Çok karmaşık, ancak bir hesap tablosu yardımıyla bulunabilen günlük bir performans puanım var. Doktoraya ne kadar çalıştım, Ali'ye kaç defa Şahım Ali Aba'ya söyledim, namazların hangilerini zamanında kıldım gibi bissürü kriter mevcut hayatımda; bunları takip ediyorum. Şu sıralar telefon sayesinde hangi işe kaç dakika ayırdığımı takip etmeye başladım. Sırf takip edebilmek için çalışıyor olabilirim. Yes.

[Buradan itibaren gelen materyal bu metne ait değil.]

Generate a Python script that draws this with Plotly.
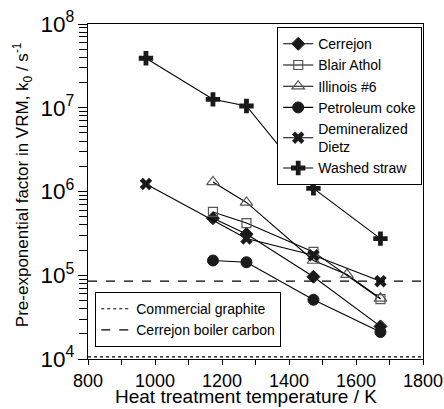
import plotly.graph_objects as go

# Heat treatment temperatures (K)
temps_4 = [1173, 1273, 1473, 1673]
temps_illinois = [1173, 1273, 1473, 1573, 1673]
temps_dietz = [973, 1273, 1473, 1673]
temps_straw = [973, 1173, 1273, 1473, 1673]

# Pre-exponential factor k0 (1/s)
k0_cerrejon = [4.8e5, 3.1e5, 9.6e4, 2.45e4]
k0_blair = [5.7e5, 4.2e5, 1.9e5, 5.2e4]
k0_illinois = [1.3e6, 7.4e5, 1.5e5, 1.02e5, 5.3e4]
k0_petcoke = [1.5e5, 1.43e5, 5.1e4, 2.1e4]
k0_dietz = [1.23e6, 2.75e5, 1.73e5, 8.5e4]
k0_straw = [3.9e7, 1.26e7, 1.05e7, 1.09e6, 2.74e5]

# Reference levels
k0_graphite = 1.06e4
k0_boiler = 8.5e4
x_span = [800, 1800]

# Tick positions
x_major = [800, 1000, 1200, 1400, 1600, 1800]
x_minor = [900, 1100, 1300, 1500, 1700]
y_minor = [m * 10 ** e for e in range(4, 8) for m in range(2, 10)]

FONT = "Liberation Sans, Arial, sans-serif"
DARK = "#1a1a1a"
GREY = "#555555"

fig = go.Figure()

def add_series(name, x, y, symbol, size, fill, outline, lw=1.0):
    fig.add_trace(go.Scatter(
        x=x, y=y, name=name, mode="lines+markers",
        line=dict(color="black", width=1.1),
        marker=dict(symbol=symbol, size=size, color=fill,
                    line=dict(color=outline, width=lw)),
        legend="legend",
    ))

add_series("Cerrejon", temps_4, k0_cerrejon, "diamond", 10, DARK, DARK)
add_series("Blair Athol", temps_4, k0_blair, "square-open", 9, GREY, GREY, 1.2)
add_series("Illinois #6", temps_illinois, k0_illinois, "triangle-up-open", 11, GREY, GREY, 1.2)
add_series("Petroleum coke", temps_4, k0_petcoke, "circle", 11, DARK, DARK)
add_series("Demineralized<br>Dietz", temps_dietz, k0_dietz, "x", 11, DARK, DARK, 0)
add_series("Washed straw", temps_straw, k0_straw, "cross", 12, DARK, DARK, 0)

# Horizontal reference levels, drawn on the overlay axis that carries
# the minor log ticks (same range as the main axis)
fig.add_trace(go.Scatter(
    x=x_span, y=[k0_graphite, k0_graphite], mode="lines",
    name="Commercial graphite", yaxis="y2",
    line=dict(color="black", width=1.2, dash="dot"),
    legend="legend2",
))
fig.add_trace(go.Scatter(
    x=x_span, y=[k0_boiler, k0_boiler], mode="lines",
    name="Cerrejon boiler carbon", yaxis="y2",
    line=dict(color="black", width=1.3, dash="dash"),
    legend="legend2",
))

fig.update_layout(
    width=444, height=409,
    margin=dict(l=88, r=21, t=24, b=50),
    paper_bgcolor="white", plot_bgcolor="white",
    font=dict(family=FONT, color="black", size=14),
    showlegend=True,
    legend=dict(
        x=0.997, y=0.991, xanchor="right", yanchor="top",
        bgcolor="white", bordercolor="black", borderwidth=1.2,
        font=dict(size=14, family=FONT), itemwidth=30,
        tracegroupgap=0,
    ),
    legend2=dict(
        x=0.021, y=0.036, xanchor="left", yanchor="bottom",
        bgcolor="white", bordercolor="black", borderwidth=1.2,
        font=dict(size=14, family=FONT), itemwidth=30,
    ),
    # overlay axis used only for the minor log ticks (2..9 of each decade)
    yaxis2=dict(
        type="log", range=[4, 8], overlaying="y", side="left",
        anchor="x", automargin=False,
        tickmode="array", tickvals=y_minor,
        showticklabels=False,
        ticks="outside", ticklen=8, tickwidth=1, tickcolor="black",
        showline=False, showgrid=False, zeroline=False,
    ),
)

fig.update_xaxes(
    range=[800, 1800], automargin=False,
    tickvals=x_major,
    ticks="outside", ticklen=5, tickwidth=1, tickcolor="black",
    minor=dict(tickvals=x_minor, ticks="outside",
               ticklen=5, tickwidth=1, tickcolor="black"),
    showline=True, linecolor="black", linewidth=1.2, mirror=True,
    showgrid=False, zeroline=False,
    tickfont=dict(size=18, family=FONT),
)

fig.update_layout(yaxis=dict(
    type="log", range=[4, 8], automargin=False,
    dtick=1, exponentformat="power", showexponent="all",
    ticks="outside", ticklen=9, tickwidth=1, tickcolor="black",
    showline=True, linecolor="black", linewidth=1.2, mirror=True,
    showgrid=False, zeroline=False,
    tickfont=dict(size=18, family=FONT),
))

# Axis titles
fig.add_annotation(
    text="Heat treatment temperature / K",
    xref="paper", yref="paper", x=0.472, y=-0.149,
    xanchor="center", yanchor="bottom", showarrow=False,
    font=dict(size=19, family=FONT),
)
fig.add_annotation(
    text="Pre-exponential factor in VRM, k<sub>0</sub> / s<sup>-1</sup>",
    xref="paper", yref="paper", x=-0.197, y=0.519,
    xanchor="center", yanchor="middle", textangle=-90, showarrow=False,
    font=dict(size=17, family=FONT),
)

fig.write_html("out.html")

Bir de giderlerin tıkanması prensibi var. Normal ve dirayetli bir insan Internet'in önünde üç saat oturduktan sonra artık yeter, bi kalkıp yürüyeyim falan diyor sanırım. Benim beynimin bu artık yeter diyen kısmı pek gelişmemiş olduğundan, harici şeylerin bana artık yeter demesi gerekiyor. Mesela evin Internet'inin HTTP portları (yani web sayfalarına yapılan bağlantılar) saat 22:30'da kapanıyor. Siz de bu sayede bu yazıları okuyorsunuz, aksi halde sabaha kadar Reddit'inden girip, Reader'ından çıkar, bir ihtimal (kimsenin pek de umurunda olmayan) paylaşımlarda bulunur, ama asla bu yazıyı yazacak kadar kendimi toplayamazdım. (Bu yazıdan önce yirmi dakika yürüyüş yaptım ve yatsıyı kılmış durumdayım, bilmem anlatabiliyor muyum?)

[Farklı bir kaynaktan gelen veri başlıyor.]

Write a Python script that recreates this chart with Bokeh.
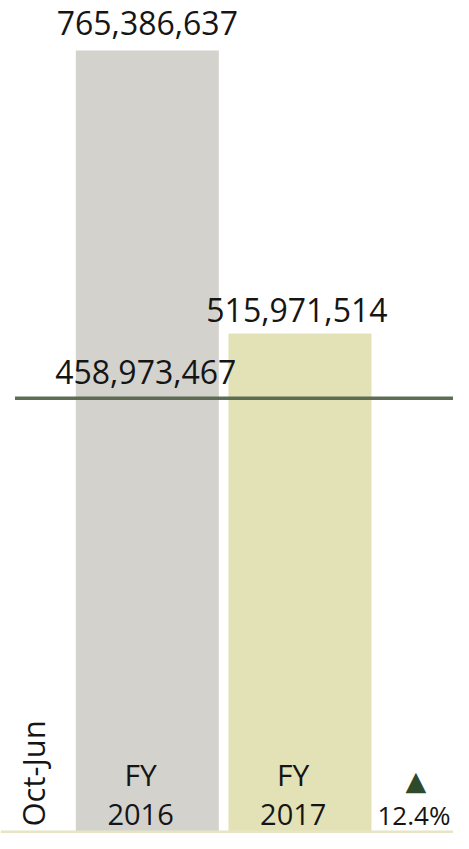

Benim gibi insanların tembelliklerinin sebebinin yaptıkları işi yeterince büyük görmeyişleri olduğunu düşünüyorum. Bir şey listeye girdiğinde, sınıftaki ebleh kızlar (veya oğlanlar) hayatları ona bağlıymış gibi davranmaya başladığında, veya basitçe o kadar da önem verilmesi gereken bir şey olmadığını farkettiğimizde; kaçmak istiyoruz. Başka işler buluyoruz, daha önemli olduğunu düşündüğümüz işler. Tabi ki bunlar daha önemli değil, normal şartlar altında insanın yapması gereken işi yapması, ya da yapması gereken işi değiştirmesi gerekir. Bir okulda okumayı sevmiyorsan, çıkar başka bir okul okursun, işini sevmiyorsan, sevdiğin bir iş yaparsın falan ama benim gibiler, gittikleri okulun da, değiştirdikleri işin de aynı sonuca yol açacağını bildiklerinden pek uğraşmak istemezler. (Tembel ya!)

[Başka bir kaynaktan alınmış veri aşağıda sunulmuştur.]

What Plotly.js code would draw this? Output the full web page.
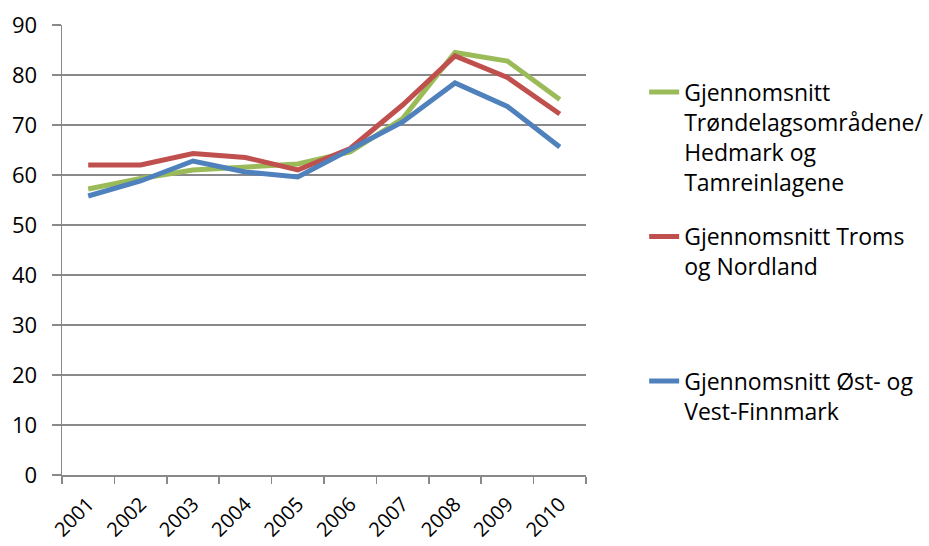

Bunun çözümünün büyük bir iş yapıyormuş gibi hissedeceğim ve arada ufak işleri halledebileceğim bir meşgale bulmak olduğu hipotezini deniyorum. Yapmam gereken işleri yan etki olarak halletmek, istemem yan cebime koy tarzında, bu benim yapacağım bir iş değil ama hadi bari büyük iş hürmetine halledelim gibi. Benim şu sıralardaki büyük işim, kendi tembelliğimin çaresini bulmaya çalışmak. (Biraz da zayıflamak tabi, 18 kilo fazlam vardı, artık 13 kilo fazlam var, 70 gündür şeker yemedim, hafta 400 dakika kadar yürüyorum.) Tembelliğimin çaresine bakarken, bir yandan da doktoraya çalışıyor, yazı yazıyor, yürüyor, namazları kılıyor, oturuyor, dişlerimi fırçalıyor ve hasılı günde yaklaşık otuz farklı çeşit iş yapıyorum. Yapılan işlerin hiçbiri müstakilen çok değerli işler değil ama ben tembelliğimin çaresi ararken onlar da aradan çıkıyor.

Bu yazıyı elli dakikada yazmışım mesela, hmm.